Understandably, the difficult conditions of early Ilocos life are reflective of the Ilocanos’ distinct character as frugal because produce was limited to what the land and the sea could churn out. The local’s penchant for salty dishes is influenced as well by the stretch of sea beds scattered across Ilocos towns.
Ilocos Norte for example remains a destination of choice for most tourists looking for traces of the genteel past which is still etched even in province’s nerve center in the capital city of Laoag.
Presently the prime commercial center of the province, Laoag remains to be a blend of the traditional and the new face of Ilocos centuries later from the Spanish colonial period when the Spaniards discovered the region in 1572.
While medium-rise buildings have started growing like mushrooms in this capital city, patches of heritage structures remain squeezed within commercial strips right at the heart of the city. Icons of Spanish influence ranging from colonial houses, tabacaleras (brick tobacco warehouses) and churches stand as mute witnesses to the rich Ilocos history.
One of such historical edifices is the Museo Iloco nicknamed as Gameng (from the Ilocano word that means treasure) which is housed in the centuries-old Spanish brick warehouse originally known as the Camarin de Tabacco dela Tabacalera.
Sitting next to the provincial capitol, the brick structure is now the only functional edifice among five such structures built around Ilocos Norte during the Spanish period. All other tabacaleras built in the towns of San Nicolas, Currimao, Bacarra and Dingras have become mere icons of Spanish occupation.
Established in 1999, the Museo enhances the cultural and historical heritage of Ilocanos and provides tourists a window to Ilocano culture.
The Museo just launched in November this year the Gameng Learning Center for Ilocos Norte Traditions and a Sarusar shop (gift shop) showcasing Ilocos’ ethnicity and distinctive products. Souvenir and gift items such as abel Iloco (handwoven cloth), basi, handicrafts and Ilocano-made food stuff are available at the Sarusar.
The Museo is located at Gen. Luna corner Llanes Streets in Laoag. Tel Nos. (077) 770-4587; Fax: (077) 7703836.
While in Laoag, sports aficionados can explore an 85 square kilometer-stretch of sand dunes in the seaside village of La Paz (Bantay Bimmaboy to locals) in a rugged four-wheel drive under the cruel Ilocos sun.
A protected geological monument because of its unique land formation, the La Paz sand dunes have been popularized as an outdoor adventure site for the daring tourists.
The sand adventure was popularized by the PINAKBET group or Province of Ilocos Norte Adventurers, Kampers, Bikers and Eco-Tourism.
The group derived its name from the quintessential Ilocano vegetable dish pinakbet which is the contracted form of the Ilocano word “pinakebbet”, meaning shrunk or shriveled.
Locals make use of bagoong (fish paste), or fermented monamon (a fish variety) or other fish selection.

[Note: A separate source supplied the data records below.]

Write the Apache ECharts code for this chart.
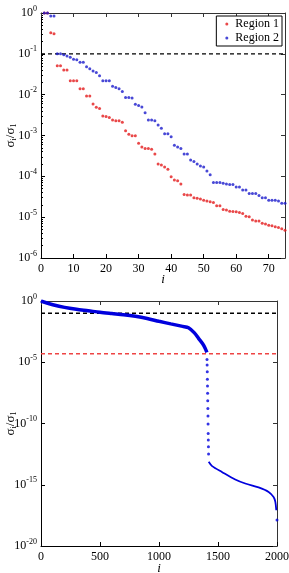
<!DOCTYPE html>
<html>
<head>
<meta charset="utf-8">
<script src="https://cdn.jsdelivr.net/npm/echarts@6/dist/echarts.min.js"></script>
<style>
	html, body { margin: 0; padding: 0; background: #fff; }
	#chart { width: 289px; height: 573px; }
</style>
</head>
<body>
<div id="chart"></div>
<script>
// 上图: sigma_i / sigma_1, i = 1..75
var region1 = [1, 1, 0.33, 0.31, 5.1e-2, 5.1e-2, 4.0e-2, 4.0e-2, 2.2e-2, 2.2e-2,
	2.2e-2, 1.4e-2, 1.4e-2, 9.3e-3, 9.3e-3, 5.9e-3, 4.9e-3, 4.6e-3, 3.0e-3, 2.9e-3,
	2.75e-3, 2.4e-3, 2.3e-3, 2.3e-3, 2.1e-3, 1.3e-3, 1.07e-3, 9.8e-4, 9.8e-4, 6.5e-4,
	5.2e-4, 4.8e-4, 4.8e-4, 4.6e-4, 3.5e-4, 2.0e-4, 1.9e-4, 1.7e-4, 1.5e-4, 9.8e-5,
	8.1e-5, 7.8e-5, 6.5e-5, 3.6e-5, 3.5e-5, 3.5e-5, 3.0e-5, 2.9e-5, 2.8e-5, 2.6e-5,
	2.5e-5, 2.4e-5, 2.3e-5, 1.9e-5, 1.9e-5, 1.55e-5, 1.5e-5, 1.4e-5, 1.38e-5, 1.35e-5,
	1.3e-5, 1.23e-5, 1.05e-5, 1.02e-5, 8.5e-6, 8.1e-6, 8.1e-6, 7.1e-6, 6.8e-6, 6.3e-6,
	6.2e-6, 5.8e-6, 5.6e-6, 5.2e-6, 4.8e-6];
var region2 = [1, 1, 0.85, 0.85, 0.1, 0.1, 9.5e-2, 8.9e-2, 8.3e-2, 7.4e-2,
	7.2e-2, 6.2e-2, 6.2e-2, 4.8e-2, 4.3e-2, 3.8e-2, 3.5e-2, 2.9e-2, 2.2e-2, 2.2e-2,
	2.2e-2, 1.6e-2, 1.5e-2, 1.4e-2, 1.2e-2, 8.5e-3, 8.5e-3, 8.3e-3, 5.8e-3, 5.4e-3,
	5.0e-3, 3.6e-3, 2.4e-3, 2.4e-3, 2.3e-3, 1.8e-3, 1.5e-3, 1.1e-3, 1.1e-3, 9.3e-4,
	5.8e-4, 5.2e-4, 4.8e-4, 3.5e-4, 3.5e-4, 2.5e-4, 2.3e-4, 2.0e-4, 1.8e-4, 1.7e-4,
	1.35e-4, 1.1e-4, 7.1e-5, 7.1e-5, 7.1e-5, 6.8e-5, 6.5e-5, 6.3e-5, 6.3e-5, 5.5e-5,
	5.5e-5, 4.6e-5, 4.6e-5, 3.8e-5, 3.8e-5, 3.8e-5, 3.4e-5, 3.0e-5, 3.0e-5, 2.6e-5,
	2.6e-5, 2.6e-5, 2.5e-5, 2.2e-5, 2.2e-5];

// 下图: 连续部分 / 陡降的点 / 尾部
var curveIdx = [0, 30, 100, 200, 300, 400, 500, 600, 700, 800, 900, 1000, 1100, 1200, 1250, 1300, 1335, 1370, 1392, 1406];
var curveVal = [1, 0.79, 0.5, 0.3, 0.21, 0.16, 0.12, 0.095, 0.076, 0.056, 0.037, 0.022, 0.0135, 0.0085, 0.0066, 0.0025, 8.9e-4, 3.2e-4, 1.35e-4, 6.3e-5];
var dropIdx = [1407, 1408, 1409, 1410, 1411, 1412, 1413, 1414, 1415, 1416, 1417, 1418, 1419, 1420, 2000];
var dropVal = [1.7e-5, 5.9e-6, 1.7e-6, 4.0e-7, 1.15e-7, 2.9e-8, 7.2e-9, 1.7e-9, 4.0e-10, 8.9e-11, 1.55e-11, 4.4e-12, 1.26e-12, 3.2e-13, 1.3e-18];
var tailIdx = [1421, 1450, 1533, 1646, 1731, 1844, 1929, 1971, 1986, 1994];
var tailVal = [7.4e-14, 3.3e-14, 1.1e-14, 2.7e-15, 1.26e-15, 6.0e-16, 2.6e-16, 1.0e-16, 4.0e-17, 8.3e-18];

var topCutoff = 0.1;
var bottomCutoffs = [0.1, 5e-5];

var serif = 'Liberation Serif';

function pairs(xs, ys) {
	return ys.map(function(v, k) {
		return [xs[k], v];
	});
}

function byIndex(ys) {
	return ys.map(function(v, k) {
		return [k + 1, v];
	});
}

function powLabel(v) {
	var e = Math.round(Math.log(v) / Math.LN10);
	return '{b|10}{s|' + e + '}';
}

var labelRich = {
	b : { fontFamily : serif, fontSize : 12, color : '#000' },
	s : { fontFamily : serif, fontSize : 8, color : '#000', padding : [ 0, 0, 9, 0 ] }
};

var nameRich = {
	g : { fontFamily : serif, fontSize : 13, color : '#000' },
	sub : { fontFamily : serif, fontSize : 8, color : '#000', padding : [ 7, 0, 0, 0 ] }
};

function xMain(grid, max, interval, gap) {
	return {
		type : 'value', gridIndex : grid, min : 0, max : max, interval : interval,
		name : 'i', nameLocation : 'middle', nameGap : gap, nameMoveOverlap : false,
		nameTextStyle : { fontFamily : serif, fontStyle : 'italic', fontSize : 13, color : '#000' },
		axisLine : { onZero : false, lineStyle : { color : '#000', width : 1 } },
		axisTick : { inside : true, length : 4, lineStyle : { color : '#000' } },
		axisLabel : {
			fontFamily : serif, fontSize : 12, color : '#000', margin : 5,
			showMaxLabel : max % interval === 0,
			formatter : function(v) { return String(v); }
		},
		splitLine : { show : false }
	};
}

function xSide(grid, max, interval) {
	return {
		type : 'value', gridIndex : grid, position : 'top', min : 0, max : max, interval : interval,
		axisLine : { onZero : false, lineStyle : { color : '#333', width : 1 } },
		axisTick : { inside : true, length : 4, lineStyle : { color : '#333' } },
		axisLabel : { show : false },
		splitLine : { show : false }
	};
}

function yMain(grid, min, interval) {
	return {
		type : 'log', gridIndex : grid, min : min, max : 1, interval : interval,
		name : '{g|σ}{sub|i}{g|/σ}{sub|1}', nameLocation : 'middle', nameGap : 23, nameMoveOverlap : false,
		nameTextStyle : { rich : nameRich },
		axisLine : { onZero : false, lineStyle : { color : '#000', width : 1 } },
		axisTick : { inside : true, length : 4, lineStyle : { color : '#000' } },
		minorTick : { show : interval === 1, splitNumber : 9, length : 2, lineStyle : { color : '#000' } },
		axisLabel : { formatter : powLabel, rich : labelRich, margin : 4 },
		splitLine : { show : false }
	};
}

function ySide(grid, min, interval) {
	return {
		type : 'log', gridIndex : grid, position : 'right', min : min, max : 1, interval : interval,
		axisLine : { onZero : false, lineStyle : { color : '#333', width : 1 } },
		axisTick : { inside : true, length : 4, lineStyle : { color : '#333' } },
		axisLabel : { show : false },
		splitLine : { show : false }
	};
}

// 虚线阈值, 画成两点的折线
function cutLine(xIdx, yIdx, xMax, value, color) {
	return {
		type : 'line', xAxisIndex : xIdx, yAxisIndex : yIdx,
		showSymbol : false, silent : true, z : 1,
		color : color,
		lineStyle : { color : color, type : [ 4, 3 ], width : 1.4, opacity : 1 },
		data : [ [ 0, value ], [ xMax, value ] ]
	};
}

var chart = echarts.init(document.getElementById('chart'));
chart.setOption({
	animation : false,
	backgroundColor : '#fff',
	grid : [ {
		left : 41, right : 4, top : 13, bottom : 315, outerBoundsMode : 'none', containLabel : false
	}, {
		left : 41, right : 12, top : 301, bottom : 27, outerBoundsMode : 'none', containLabel : false
	} ],
	legend : {
		data : [ 'Region 1', 'Region 2' ],
		orient : 'vertical',
		right : 7, top : 16,
		icon : 'circle', itemWidth : 3, itemHeight : 3, itemGap : 2,
		padding : [ 2, 3, 2, 9 ],
		borderColor : '#000', borderWidth : 1, backgroundColor : '#fff',
		textStyle : { fontFamily : serif, fontSize : 12, color : '#000', padding : [ 0, 0, 0, 2 ] }
	},
	xAxis : [ xMain(0, 75, 10, 15), xSide(0, 75, 10), xMain(1, 2000, 500, 16), xSide(1, 2000, 500) ],
	yAxis : [ yMain(0, 1e-6, 1), ySide(0, 1e-6, 1), yMain(1, 1e-20, 5), ySide(1, 1e-20, 5) ],
	series : [
		cutLine(0, 0, 75, topCutoff, '#000'),
		{
			name : 'Region 1',
			type : 'scatter', xAxisIndex : 0, yAxisIndex : 0,
			symbolSize : 3,
			itemStyle : { color : '#e31a1c' },
			data : byIndex(region1)
		}, {
			name : 'Region 2',
			type : 'scatter', xAxisIndex : 0, yAxisIndex : 0,
			symbolSize : 3,
			itemStyle : { color : '#1a1acc' },
			data : byIndex(region2)
		},
		cutLine(2, 2, 2000, bottomCutoffs[0], '#000'),
		cutLine(2, 2, 2000, bottomCutoffs[1], '#ee4444'),
		{
			type : 'line', xAxisIndex : 2, yAxisIndex : 2,
			showSymbol : false, smooth : 0.3, z : 3,
			lineStyle : { color : '#0000dd', width : 3.5 },
			data : pairs(curveIdx, curveVal)
		}, {
			type : 'scatter', xAxisIndex : 2, yAxisIndex : 2,
			symbolSize : 3, z : 3,
			itemStyle : { color : '#0000dd' },
			data : pairs(dropIdx, dropVal)
		}, {
			type : 'line', xAxisIndex : 2, yAxisIndex : 2,
			showSymbol : false, smooth : 0.3, z : 3,
			lineStyle : { color : '#0000dd', width : 1.8 },
			data : pairs(tailIdx, tailVal)
		}
	]
});
</script>
</body>
</html>
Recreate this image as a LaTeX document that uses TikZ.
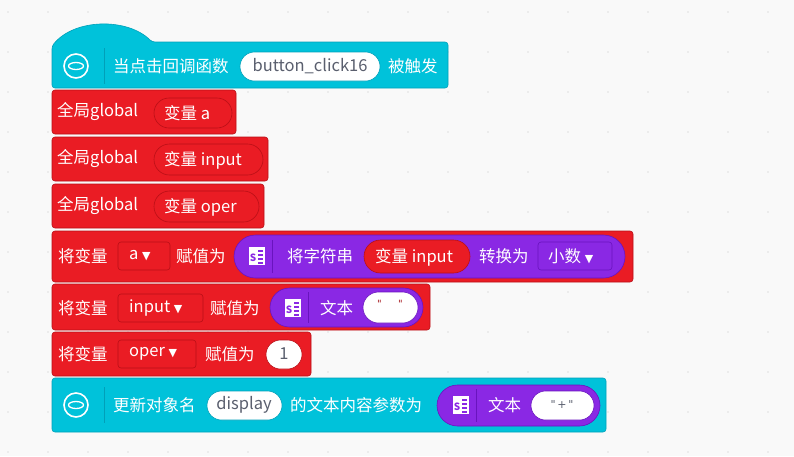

The basic vegetables used in this dish include native bitter melon, eggplant, tomato, ginger, okra, string beans, lima beans, chili peppers and winged beans.
Ilocanos may be frugal with their resources but don’t expect them to be subtle on the table. Expect the locals to stage any kind of gathering in order to invite visitors to a padaya (a festive party) where traditional cuisine is served for as many as there are folks living within the village.
Restaurant owner Pamela Aragoza worked within the framework of an Ilocano food gathering for her dining place named in honor of her mother Preciosa.
The La Preciosa restaurant has become a byword in the culinary business outside the province and abroad where Ilocano balikbayans and tourists alike would come together for a family gathering each time they visit Ilocos Norte.
La Preciosa pioneered fine-dining restaurant in the North beginning the 1950s when the family matriarch Severa Ablan Ventura opened the Modern Kitchenette in downtown Laoag to Ilocanos looking for regular home-cooked food whipped up differently.
Severa later passed her skill for practical cooking to Preciosa who soon opened her own restaurant which she named as Peppermint Kitchenette offering a mix of colonial, Filipino and Ilocano cuisines. It was no surprise that Preciosa’s daughter Pamela would later continue the tradition of home-cooking through her own dining place.
La Preciosa restaurant is located along Rizal St, Laoag City with telephone number (077) 7731162.
Other home-grown food businesses include the Herencia Café right across the majestic Paoay Church and the C and E pizza pasta restaurant.
The Herencia café offers Ilocano cuisine but its original recipe, the pinakbet pizza is a hit among local and foreign tourists. It is located along Mc Arthur Highway Barangay 14, Sangladan Paoay, Ilocos Norte with telephone number 614-0214.
The C and E pizza whipped up its own Bagnet pizza to maximize the popularity of the bagnet or crispy pork chunk. The pizza is topped with a generous amount of bagnet chunks while gamet strips (or Japanese nori) add a twist to its taste. The resto offers assorted pizza and pasta but its bestseller is its original recipe the carbonara pizza. Resto owner Candy Caluya derived her business name from the initials of her parents Constante and Estelita.
It is located along Gen. Luna St. Laoag City with telephone number 09285240606.